NHRA roll bar and cage requirements are speed-based — the faster the car runs, the more structural reinforcement is required. Cars over 135 mph must have a minimum roll bar. Over 150 mph requires a full cage meeting NHRA specifications. Beyond 180 mph, chromoly construction and more extensive cage structures are required. The NHRA technical rulebook specifies exact tube requirements by ET bracket and trap speed, plus harness requirements, window nets, and fire suppression at each level. If you're building a street car to drag race, the required safety certification level is determined by the car's actual performance — not the performance you plan to run. We build to the level the car will actually achieve.

How a Cage Is Built

Every Bar Has a
Structural Purpose.
Here's What Each Does.

A cage that looks like a cage isn't necessarily a cage that performs like one.

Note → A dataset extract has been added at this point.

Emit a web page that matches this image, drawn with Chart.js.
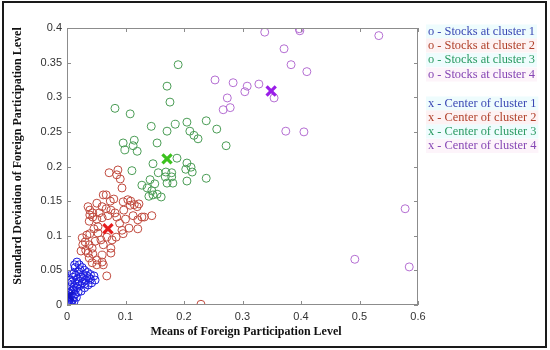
<!DOCTYPE html>
<html>
<head>
<meta charset="utf-8">
<script src="https://cdn.jsdelivr.net/npm/chart.js@4/dist/chart.umd.min.js"></script>
<style>
html,body{margin:0;padding:0;background:#fff;}
#wrap{width:550px;height:350px;position:relative;}
</style>
</head>
<body>
<div id="wrap"><canvas id="c" width="550" height="350"></canvas></div>
<script>
// ---- data ----
const xTicks = [0, 0.1, 0.2, 0.3, 0.4, 0.5, 0.6];
const yTicks = [0, 0.05, 0.1, 0.15, 0.2, 0.25, 0.3, 0.35, 0.4];
const xTitle = "Means of Foreign Participation Level";
const yTitle = "Standard Deviation of Foreign Participation Level";
const legendLabels = [
  "o - Stocks at cluster 1", "o - Stocks at cluster 2", "o - Stocks at cluster 3", "o - Stocks at cluster 4",
  "x - Center of cluster 1", "x - Center of cluster 2", "x - Center of cluster 3", "x - Center of cluster 4"
];
const cluster1Points = [
  [0.017,0.062],[0.021,0.058],[0.026,0.054],[0.014,0.054],[0.030,0.050],[0.035,0.047],[0.040,0.044],[0.046,0.042],
  [0.048,0.036],[0.038,0.039],[0.028,0.044],[0.020,0.048],[0.012,0.046],[0.024,0.040],[0.032,0.036],[0.042,0.032],
  [0.018,0.038],[0.010,0.040],[0.026,0.032],[0.036,0.029],[0.014,0.032],[0.022,0.028],[0.030,0.025],[0.008,0.033],
  [0.017,0.025],[0.012,0.026],[0.024,0.020],[0.006,0.028],[0.019,0.019],[0.010,0.021],[0.014,0.016],[0.004,0.022],
  [0.008,0.016],[0.016,0.011],[0.003,0.017],[0.011,0.011],[0.006,0.012],[0.002,0.012],[0.009,0.007],[0.004,0.007],
  [0.001,0.006],[0.006,0.004],[0.002,0.002],[0.004,0.001],[0.001,0.001],[0.008,0.002],[0.012,0.005],[0.003,0.010],
  [0.007,0.020],[0.020,0.034],[0.028,0.038],[0.034,0.042],[0.015,0.043],[0.022,0.051],[0.009,0.045],[0.005,0.036],
  [0.013,0.058],[0.031,0.031],[0.040,0.037],[0.018,0.030]
];
const cluster2Points = [
  [0.072,0.191],[0.087,0.195],[0.085,0.188],[0.091,0.182],[0.094,0.169],[0.104,0.152],[0.074,0.150],[0.080,0.153],
  [0.067,0.159],[0.051,0.147],[0.060,0.142],[0.039,0.137],[0.044,0.133],[0.055,0.133],[0.067,0.139],[0.075,0.137],
  [0.082,0.133],[0.085,0.127],[0.070,0.129],[0.060,0.126],[0.051,0.124],[0.044,0.127],[0.039,0.130],[0.038,0.121],
  [0.036,0.142],[0.120,0.142],[0.109,0.150],[0.113,0.129],[0.121,0.123],[0.132,0.127],[0.145,0.129],[0.097,0.137],
  [0.106,0.111],[0.094,0.108],[0.096,0.103],[0.084,0.098],[0.077,0.094],[0.068,0.098],[0.062,0.087],[0.060,0.072],
  [0.075,0.075],[0.075,0.082],[0.053,0.104],[0.053,0.113],[0.046,0.110],[0.039,0.103],[0.034,0.101],[0.031,0.091],
  [0.027,0.087],[0.038,0.087],[0.024,0.078],[0.032,0.079],[0.043,0.082],[0.044,0.074],[0.051,0.065],[0.060,0.062],
  [0.051,0.058],[0.043,0.061],[0.038,0.068],[0.036,0.075],[0.068,0.042],[0.062,0.058],[0.026,0.097],[0.229,0.001],
  [0.115,0.145],[0.123,0.146],[0.121,0.110],[0.128,0.127],[0.062,0.159],[0.096,0.149],[0.108,0.144],[0.100,0.124],
  [0.090,0.118],[0.058,0.094],[0.048,0.092]
];
const cluster3Points = [
  [0.190,0.347],[0.171,0.316],[0.176,0.293],[0.082,0.284],[0.108,0.276],[0.144,0.258],[0.171,0.251],[0.185,0.261],
  [0.205,0.264],[0.238,0.266],[0.210,0.251],[0.217,0.245],[0.224,0.240],[0.256,0.254],[0.272,0.230],[0.096,0.234],
  [0.115,0.238],[0.113,0.230],[0.120,0.222],[0.099,0.224],[0.154,0.234],[0.147,0.204],[0.205,0.205],[0.212,0.199],
  [0.203,0.196],[0.214,0.192],[0.205,0.179],[0.238,0.183],[0.188,0.212],[0.179,0.191],[0.169,0.192],[0.168,0.185],
  [0.179,0.185],[0.171,0.176],[0.181,0.176],[0.156,0.191],[0.142,0.181],[0.150,0.175],[0.128,0.173],[0.137,0.169],
  [0.140,0.157],[0.147,0.159],[0.154,0.160],[0.161,0.156],[0.145,0.165],[0.111,0.194]
];
const cluster4Points = [
  [0.338,0.394],[0.397,0.399],[0.398,0.396],[0.533,0.389],[0.371,0.370],[0.383,0.347],[0.410,0.337],[0.253,0.325],
  [0.284,0.321],[0.308,0.316],[0.328,0.319],[0.304,0.308],[0.354,0.299],[0.274,0.299],[0.267,0.282],[0.279,0.285],
  [0.374,0.251],[0.405,0.250],[0.578,0.139],[0.492,0.066],[0.585,0.055]
];
const centerPoints = [[0.003,0.013],[0.070,0.110],[0.171,0.211],[0.349,0.309]];

// ---- styles ----
const circleColors = ['#1c1ce0','#c04a3e','#4a9c55','#b46ed2'];
const centerColors = ['#1414c8','#e61e1e','#3cc21e','#9a1ee8'];
const legendColors = ['#3a48b4','#b0402a','#2a9a62','#8646b4','#3a48b4','#b0402a','#2a9a62','#8646b4'];
const legendBg = ['#eefcfd','#fdf2f3','#eefcfd','#fdf4fa','#eefcfd','#fdf2f3','#eefcfd','#fdf4fa'];

const toXY = arr => arr.map(p => ({x:p[0], y:p[1]}));
const clusters = [cluster1Points, cluster2Points, cluster3Points, cluster4Points];
const datasets = [];
centerPoints.forEach((p,i) => datasets.push({
  data: toXY([p]), pointStyle:'crossRot', pointRadius:6.5, borderWidth:3.2,
  borderColor:centerColors[i], backgroundColor:centerColors[i], order:0
}));
clusters.forEach((c,i) => datasets.push({
  data: toXY(c), pointStyle:'circle', pointRadius:4, borderWidth:1,
  borderColor:circleColors[i], backgroundColor:'rgba(0,0,0,0)', order:1
}));

const fmt = v => String(Number(v.toFixed(2)));

const decor = {
  id:'decor',
  afterDraw(chart){
    const ctx = chart.ctx, a = chart.chartArea;
    const xs = chart.scales.x, ys = chart.scales.y;
    ctx.save();
    // plot box
    ctx.strokeStyle = '#8c8c8c'; ctx.lineWidth = 1;
    ctx.strokeRect(a.left+0.5, a.top+0.5, a.right-a.left-1, a.bottom-a.top-1);
    // inward ticks
    const tl = 4;
    ctx.beginPath();
    xTicks.forEach(v => {
      const px = Math.round(xs.getPixelForValue(v))+0.5;
      ctx.moveTo(px, a.bottom); ctx.lineTo(px, a.bottom-tl);
      ctx.moveTo(px, a.top); ctx.lineTo(px, a.top+tl);
    });
    yTicks.forEach(v => {
      const py = Math.round(ys.getPixelForValue(v))+0.5;
      ctx.moveTo(a.left, py); ctx.lineTo(a.left+tl, py);
      ctx.moveTo(a.right, py); ctx.lineTo(a.right-tl, py);
    });
    ctx.stroke();
    // axis titles
    ctx.fillStyle = '#111';
    ctx.font = 'bold 12px "Liberation Serif", "Times New Roman", serif';
    ctx.textAlign = 'center'; ctx.textBaseline = 'middle';
    ctx.fillText(xTitle, 246, 332);
    ctx.save();
    ctx.translate(18, 156);
    ctx.rotate(-Math.PI/2);
    ctx.fillText(yTitle, 0, 0);
    ctx.restore();
    // legend text
    ctx.font = '12.4px "Liberation Serif", "Times New Roman", serif';
    ctx.textAlign = 'left';
    const ly = [31.5,45.5,60,74.5,103.5,117.5,131.5,146];
    legendLabels.forEach((t,i) => {
      const w = ctx.measureText(t).width;
      ctx.fillStyle = legendBg[i];
      ctx.fillRect(426, ly[i]-7, w+4, 14);
      ctx.fillStyle = legendColors[i];
      ctx.fillText(t, 428, ly[i]);
    });
    // outer border
    ctx.strokeStyle = '#1a1a1a'; ctx.lineWidth = 2;
    ctx.strokeRect(3, 2, 543, 345);
    ctx.restore();
  }
};

new Chart(document.getElementById('c'), {
  type:'scatter',
  data:{datasets},
  options:{
    responsive:false, animation:false, devicePixelRatio:1,
    layout:{padding:{left:0,right:132,top:28,bottom:0}},
    plugins:{legend:{display:false}, tooltip:{enabled:false}},
    scales:{
      x:{
        type:'linear', min:0, max:0.6,
        afterBuildTicks: s => { s.ticks = xTicks.map(v => ({value:v})); },
        afterFit: s => { s.height = 45; },
        grid:{display:false, drawTicks:false, tickLength:0}, border:{display:false},
        ticks:{padding:5, color:'#333', font:{family:'"Liberation Sans", Arial, sans-serif', size:11}, callback:v => fmt(v), maxRotation:0}
      },
      y:{
        type:'linear', min:0, max:0.4,
        afterBuildTicks: s => { s.ticks = yTicks.map(v => ({value:v})); },
        afterFit: s => { s.width = 67; },
        grid:{display:false, drawTicks:false, tickLength:0}, border:{display:false},
        ticks:{padding:5, color:'#333', font:{family:'"Liberation Sans", Arial, sans-serif', size:11}, callback:v => fmt(v)}
      }
    }
  },
  plugins:[decor]
});
</script>
</body>
</html>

The structural logic behind each component matters — here's what each bar is actually doing and why its placement isn't negotiable.

Primary Structure
Main Hoop

The primary structural element — a single continuous bend of tubing from the floor on the driver's side, over the driver's head, and down to the floor on the passenger side. In a rollover, the main hoop carries the roof crush load that would otherwise collapse onto the driver. Its height must clear the helmet of the tallest driver who will use the car — minimum 2"–3" clearance above the helmet in normal seated race position. Floor attachment plates at the base distribute load into the chassis. These plates are minimum 3/16" steel, welded with full penetration to both cage tube and chassis structure. No tack welds. No bolt-in attachments at the base.

Front Structure
A-Pillar Bar

Connects the top of the main hoop to the front chassis structure — typically the base of the windshield, the firewall, or the front strut towers depending on class rules and platform. It closes the structural triangle between the main hoop and the front of the car, dramatically increasing resistance to fore-aft deformation during frontal impact or a front-to-rear tumble sequence. Without the A-pillar bar, the main hoop can rotate forward under longitudinal load — effectively collapsing toward the driver. This is why open-face cages have essentially no application in competition. The A-pillar bar is not optional regardless of what any forum post suggests.

Lateral Protection
Door Bars

Protect the driver from lateral intrusion — the direction where a production car's door provides the least protection. A T-bone impact, barrier contact on the driver's side, or door-opening roll sequence would put significant lateral load directly into the driver's torso without door bars. Door bars run horizontally between the main hoop and the A-pillar structure, crossing through the door opening on the driver's side. Two configurations: X-pattern provides multi-directional protection; NASCAR-style diagonal provides similar protection with easier entry and exit. Class rules often specify which configuration is permitted — we verify before fabrication, not during tech inspection.

Harness Anchor
Harness Bar

Where the shoulder straps of the race harness attach. Its height is not arbitrary — shoulder straps must exit the back of the seat and travel to the bar at no more than 3° above horizontal at the driver's shoulders in race position. Too low and the straps pull the driver's shoulders downward, creating a submarining risk in a frontal impact. Too high and the strap angle increases spinal loading during deceleration. The harness bar is also a structural element — it closes a secondary structural loop at shoulder height, contributing to the cage's resistance to rotational deformation during a roll. We position the harness bar using actual driver measurements in the actual seat. It is not a default placement.

Top Structure
Roof Bars & Triangulation

Additional bracing above the main hoop — roof X-bars, side roof rails, and diagonal bracing — converts the rectangular frame sections of the cage into triangulated structures. A cage without triangulated roof bracing behaves like a box frame under torsional load: the corners can deform without the walls buckling because the shape has no geometric resistance to parallelogram deformation. Adding diagonal bracing creates triangles, which are geometrically rigid and cannot deform without changing the length of a member. Class rules specify minimum triangulation requirements; purpose-built race cars often go beyond the minimum based on structural analysis and the expected nature of on-track contact in the series.

Foundation
Floor Plates & Chassis Integration

The cage is only as strong as its attachment to the chassis. Floor attachment plates — minimum 3/16" steel, typically 4"×6" or larger — distribute point loads from cage tube ends into a larger area of the floor structure. These plates are welded to the cage tubes with full penetration welds and then welded to the car's floor structure. On unibody cars, additional reinforcement plates are often welded to the floor underside, sandwiching the floor sheet metal between two plates to prevent pull-through under high loads. The integrity of this attachment is what makes the difference between a cage that performs in an accident and a cage that looked correct before one happened.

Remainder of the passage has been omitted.